The Relib team is using high-resolution 3D scanners, including Artec Eva and Spider scanners, to create a 3D model of a battery as it is taken apart manually, layer by layer, to understand how it was assembled. The resulting CAD model will be used as a baseline, to compare a damaged battery with the CAD model, for instance.

The main reason for disassembly is to reuse healthy modules, or to recover critical materials. Rastegarpanah explained that most salvage centres will send faulty batteries – from a car accident, for instance – straight to the shredder and then separate the material, rather than testing the battery pack and removing the faulty modules.

‘Sometimes, in traffic accidents, only one of the modules is damaged and the rest is fine,’ he said. ‘So it can be repurposed for its second life as a car battery, or it can be used for other applications like solar panels or energy storage systems.’

Batteries usually reach end-of-life at 70 to 80 per cent state-of-charge. ‘At the moment, end-of-life batteries are not recertified and an appropriate testing framework is needed to test end-of-life batteries,’ Rastegarpanah said.

The robotics team at the Relib project is developing vision-guided manipulation techniques as part of the disassembly process, and for this they are using RGB-D cameras like the Ensenso camera from IDS. The RGB-D images are used for robot path planning, object detection, object tracking and localising the object in a scene. Rastegarpanah said that, detecting and localising partially viewed shiny industrial objects in cluttered environment is sometimes challenging. ‘These issues can lead to some degrees of error for the vision system,’ he said.

One of the disassembly tasks is to use a robot to make cuts in the module casing. ‘We’ve developed a method to find the area of interest based on the depth image,’ explained Rastegarpanah. ‘Then, based on that, we make a tangential on the surface and then angle the cutter perpendicular to the surface in order to make the cuts.’

‘Disassembly is a very complex, challenging task,’ he continued. ‘It requires a consortium of different universities, experts and manufacturers sitting together and looking at the problem from different angles – looking at how we should standardise disassembly, for example, how we should use vision, how we should use robot manipulation.’

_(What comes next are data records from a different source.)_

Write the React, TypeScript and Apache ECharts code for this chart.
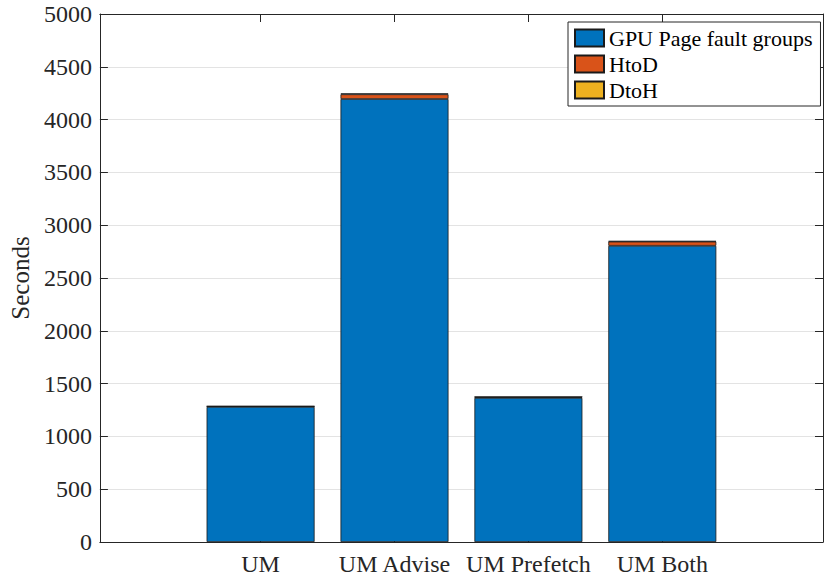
import React, { useEffect, useRef } from "react";
import * as echarts from "echarts";

const categories = ["UM", "UM Advise", "UM Prefetch", "UM Both"];
const gpuFaults = [1280, 4195, 1365, 2805];
const htod = [5, 45, 8, 40];
const dtoh = [1, 8, 2, 5];
const yTicks = [0, 500, 1000, 1500, 2000, 2500, 3000, 3500, 4000, 4500, 5000];

// x range of the axes runs from -0.2 to 5.2 in steps of 0.2 (28 slots); bars sit at 1..4
const SLOTS = 28;
const barSlots = [6, 11, 16, 21];

const FONT = "Liberation Serif";
const AXIS = "#262626";

export default function App() {
  const ref = useRef<HTMLDivElement>(null);
  useEffect(() => {
    if (!ref.current) return;
    const chart = echarts.init(ref.current, undefined, { renderer: "svg" });
    const slotNames = Array.from({ length: SLOTS }, (_, i) => {
      const k = barSlots.indexOf(i);
      return k >= 0 ? categories[k] : "";
    });
    const isBar = (i: number) => barSlots.indexOf(i) >= 0;
    const fill = (vals: number[]) =>
      Array.from({ length: SLOTS }, (_, i) => {
        const k = barSlots.indexOf(i);
        return k >= 0 ? vals[k] : null;
      });
    const mk = (name: string, vals: number[], color: string) => ({
      name,
      type: "bar",
      stack: "total",
      barWidth: 108,
      xAxisIndex: 0,
      yAxisIndex: 0,
      itemStyle: { color, borderColor: "#1a1a1a", borderWidth: 0.8 },
      data: fill(vals),
    });
    const xCommon = {
      type: "category",
      data: slotNames,
      boundaryGap: false,
      splitLine: { show: false },
      axisLine: { show: true, onZero: false, lineStyle: { color: AXIS, width: 1 } },
      axisTick: {
        show: true,
        inside: true,
        length: 8,
        interval: (i: number) => isBar(i),
        lineStyle: { color: AXIS, width: 1 },
      },
    };
    chart.setOption({
      animation: false,
      backgroundColor: "#fff",
      grid: { left: 96, right: 7, top: 14, bottom: 35, show: false },
      legend: {
        orient: "vertical",
        left: 568,
        top: 22,
        backgroundColor: "#fff",
        borderColor: AXIS,
        borderWidth: 1,
        borderRadius: 0,
        padding: [5, 8, 5, 6],
        itemWidth: 29,
        itemHeight: 17,
        itemGap: 4,
        icon: "rect",
        textStyle: { fontFamily: FONT, fontSize: 22, color: "#000" },
        data: ["GPU Page fault groups", "HtoD", "DtoH"],
      },
      xAxis: [
        {
          ...xCommon,
          position: "bottom",
          axisLabel: {
            show: true,
            interval: (i: number) => isBar(i),
            margin: 10,
            fontFamily: FONT,
            fontSize: 24,
            color: AXIS,
          },
        },
        {
          ...xCommon,
          position: "top",
          axisLabel: { show: false },
        },
      ],
      yAxis: [
        {
          type: "value",
          min: 0,
          max: 5000,
          interval: 500,
          position: "left",
          name: "Seconds",
          nameLocation: "middle",
          nameGap: 57,
          nameTextStyle: { fontFamily: FONT, fontSize: 25, color: AXIS },
          axisLine: { show: true, onZero: false, lineStyle: { color: AXIS, width: 1 } },
          axisTick: { show: true, inside: true, length: 8, lineStyle: { color: AXIS } },
          axisLabel: {
            margin: 8,
            fontFamily: FONT,
            fontSize: 24,
            color: AXIS,
            formatter: (v: number) => (yTicks.indexOf(v) >= 0 ? String(v) : ""),
          },
          splitLine: { show: true, lineStyle: { color: "#e3e3e3", width: 1 } },
        },
        {
          type: "value",
          min: 0,
          max: 5000,
          interval: 500,
          position: "right",
          axisLine: { show: true, onZero: false, lineStyle: { color: AXIS, width: 1 } },
          axisTick: { show: true, inside: true, length: 8, lineStyle: { color: AXIS } },
          axisLabel: { show: false },
          splitLine: { show: false },
        },
      ],
      series: [
        mk("GPU Page fault groups", gpuFaults, "#0072BD"),
        mk("HtoD", htod, "#D95319"),
        mk("DtoH", dtoh, "#EDB120"),
      ],
    });
    return () => chart.dispose();
  }, []);
  return (
    <div
      ref={ref}
      style={{ position: "fixed", left: 0, top: 0, width: 830, height: 577, background: "#fff" }}
    />
  );
}
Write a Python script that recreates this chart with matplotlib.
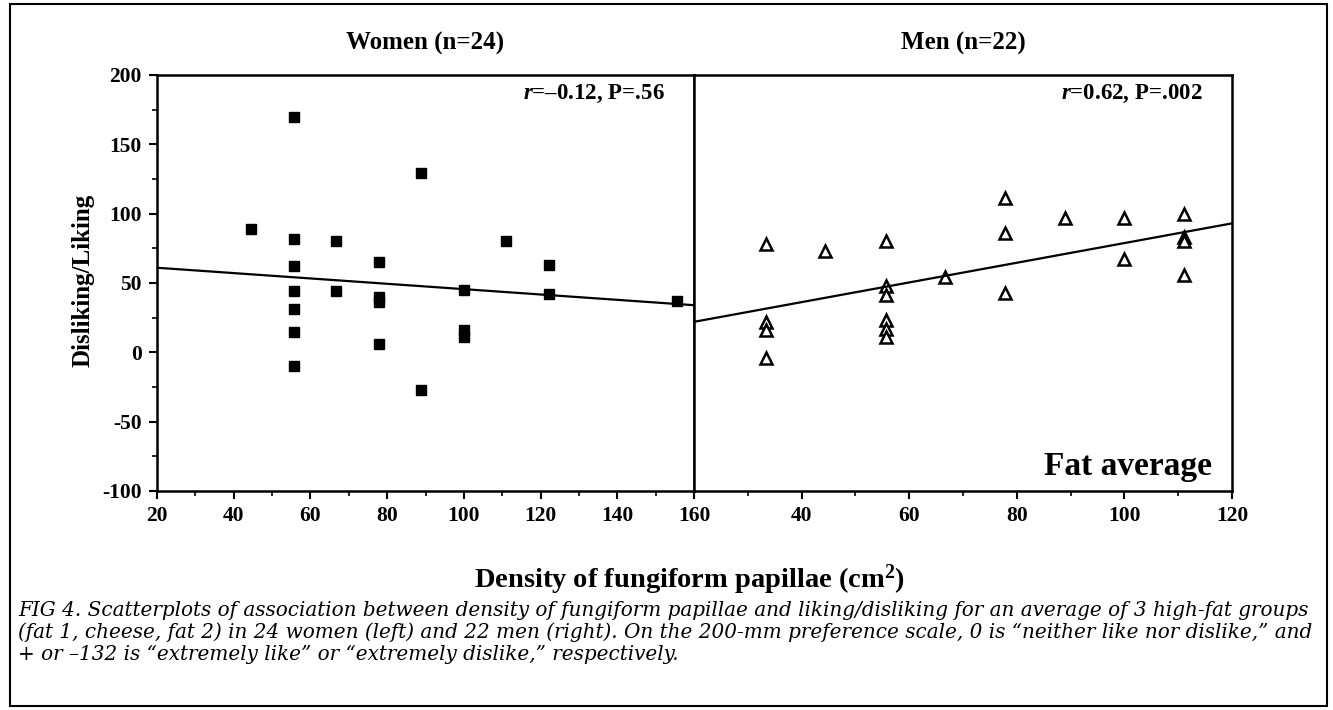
import matplotlib
matplotlib.use("Agg")
import matplotlib.pyplot as plt
from matplotlib.patches import Rectangle
from matplotlib.ticker import MultipleLocator

plt.rcParams['font.family'] = ['Liberation Serif', 'DejaVu Serif']
plt.rcParams['mathtext.fontset'] = 'custom'
plt.rcParams['mathtext.it'] = 'Liberation Serif:italic:bold'
plt.rcParams['mathtext.rm'] = 'Liberation Serif:bold'
plt.rcParams['mathtext.bf'] = 'Liberation Serif:bold'

# women: papillae density (cm^2) vs disliking/liking
women_x = [44.4, 55.6, 55.6, 55.6, 55.6, 55.6, 55.6, 55.6, 66.7, 66.7, 77.8, 77.8,
           77.8, 77.8, 88.9, 88.9, 100.0, 100.0, 100.0, 111.1, 122.2, 122.2, 155.6]
women_y = [89, 170, 82, 62, 44, 31, 15, -10, 80, 44, 65, 40,
           36, 6, 129, -27, 45, 16, 11, 80, 63, 42, 37]
women_fit_x = [20, 160]
women_fit_y = [61, 34]

# men
men_x = [33.3, 33.3, 33.3, 33.3, 44.4, 55.6, 55.6, 55.6, 55.6, 55.6, 55.6,
         66.7, 77.8, 77.8, 77.8, 88.9, 100.0, 100.0, 111.1, 111.1, 111.1, 111.1]
men_y = [78, 22, 16, -4, 73, 80, 48, 41, 23, 17, 11,
         54, 111, 86, 43, 97, 97, 67, 100, 83, 80, 56]
men_fit_x = [20, 120]
men_fit_y = [22, 93]

women_xticks = [20, 40, 60, 80, 100, 120, 140, 160]
men_xticks = [20, 40, 60, 80, 100, 120]
men_xticklabels = ['', '40', '60', '80', '100', '120']
yticks = [-100, -50, 0, 50, 100, 150, 200]

caption = [
    "FIG 4. Scatterplots of association between density of fungiform papillae and liking/disliking for an average of 3 high-fat groups",
    "(fat 1, cheese, fat 2) in 24 women (left) and 22 men (right). On the 200-mm preference scale, 0 is \u201cneither like nor dislike,\u201d and",
    "+ or \u2013132 is \u201cextremely like\u201d or \u201cextremely dislike,\u201d respectively.",
]

W, H = 1333, 710
fig = plt.figure(figsize=(W / 100, H / 100), dpi=100)
fig.patch.set_facecolor('white')

axL = fig.add_axes([157 / W, 1 - 491 / H, 537 / W, 416 / H])
axR = fig.add_axes([694 / W, 1 - 491 / H, 538 / W, 416 / H])

for ax in (axL, axR):
    for s in ax.spines.values():
        s.set_linewidth(1.8)
    ax.set_ylim(-100, 200)
    ax.tick_params(which='major', direction='out', length=6, width=1.5,
                   labelsize=15.5, pad=5)
    ax.tick_params(which='minor', direction='out', length=3.5, width=1.2)
    ax.xaxis.set_minor_locator(MultipleLocator(10))

# left panel
axL.set_xlim(20, 160)
axL.plot(women_x, women_y, 's', color='black', ms=7.5, ls='none')
axL.plot(women_fit_x, women_fit_y, color='black', lw=1.6)
axL.set_xticks(women_xticks)
axL.set_xticklabels([str(t) for t in women_xticks], fontweight='bold')
axL.set_yticks(yticks)
axL.set_yticklabels([str(t) for t in yticks], fontweight='bold')
axL.yaxis.set_minor_locator(MultipleLocator(25))
axL.text(0.5, 1.075, "Women (n=24)", transform=axL.transAxes, ha='center',
         va='center', fontsize=18, fontweight='bold')
axL.text(0.945, 0.955, "$r$=\u20130.12, P=.56", transform=axL.transAxes,
         ha='right', va='center', fontsize=16.5, fontweight='bold')

# right panel
axR.set_xlim(20, 120)
axR.plot(men_x, men_y, '^', mfc='white', mec='black', mew=1.8, ms=9, ls='none')
axR.plot(men_fit_x, men_fit_y, color='black', lw=1.6)
axR.set_xticks(men_xticks)
axR.set_xticklabels(men_xticklabels, fontweight='bold')
axR.set_yticks([])
axR.text(0.5, 1.075, "Men (n=22)", transform=axR.transAxes, ha='center',
         va='center', fontsize=18, fontweight='bold')
axR.text(0.945, 0.955, "$r$=0.62, P=.002", transform=axR.transAxes,
         ha='right', va='center', fontsize=16.5, fontweight='bold')
axR.text(0.962, 0.058, "Fat average", transform=axR.transAxes,
         ha='right', va='center', fontsize=24, fontweight='bold')

fig.text(83 / W, 1 - 280 / H, "Disliking/Liking", rotation=90, ha='center',
         va='center', fontsize=18, fontweight='bold')
fig.text(690 / W, 1 - 580 / H, "Density of fungiform papillae (cm$^{2}$)",
         ha='center', va='center', fontsize=20.5, fontweight='bold')

for i, line in enumerate(caption):
    fig.text(18 / W, 1 - (610 + i * 22) / H, line, ha='left', va='center',
             fontsize=14.4, style='italic', family='DejaVu Serif')

fig.patches.append(Rectangle((10 / W, 4 / H), 1317 / W, 702 / H,
                             transform=fig.transFigure, fill=False,
                             lw=1.5, ec='black'))

fig.savefig("out.png", dpi=100)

He added that, currently, there’s not a general method of disassembly because of the variety in battery designs, but that Relib researchers are working to automate some standard, fundamental tasks, such as unbolting. Bolts and screws used in electric vehicle batteries come in different sizes and shapes, and Rastegarpanah has developed a vision-tactile-based method to generalise the process of unbolting.

Battery disassembly using cobots. Credit: Dr Alireza Rastegarpanah 

The initial Relib project began in 2018 and was funded for three years; now the project has received a two-year extension. What was developed at the University of Birmingham’s Extreme Robotics Lab in the first phase of Relib will now be moved to an industrial environment to operate at scale at Tyseley Energy Park. Here, the engineers will use industrial Kuka robots to work with battery backs.

The lifespan of an electric vehicle battery is around eight years; Tesla’s battery warranty lasts for eight years and varies in mileage between models. Some of the electric vehicle batteries in circulation today in the UK and elsewhere are reaching the end of their life already. ‘We will be faced with lots of waste material from EV batteries very soon,’ Rastegarpanah warned. ‘There should be infrastructure; there should be some way to handle these waste materials. It would be very useful if we could find a way to reuse it for energy storage, for instance.’

‘There’s also a lack of regulation in the UK,’ he continued. ‘We are working with policy makers and we are proposing what could be done to simplify that process.’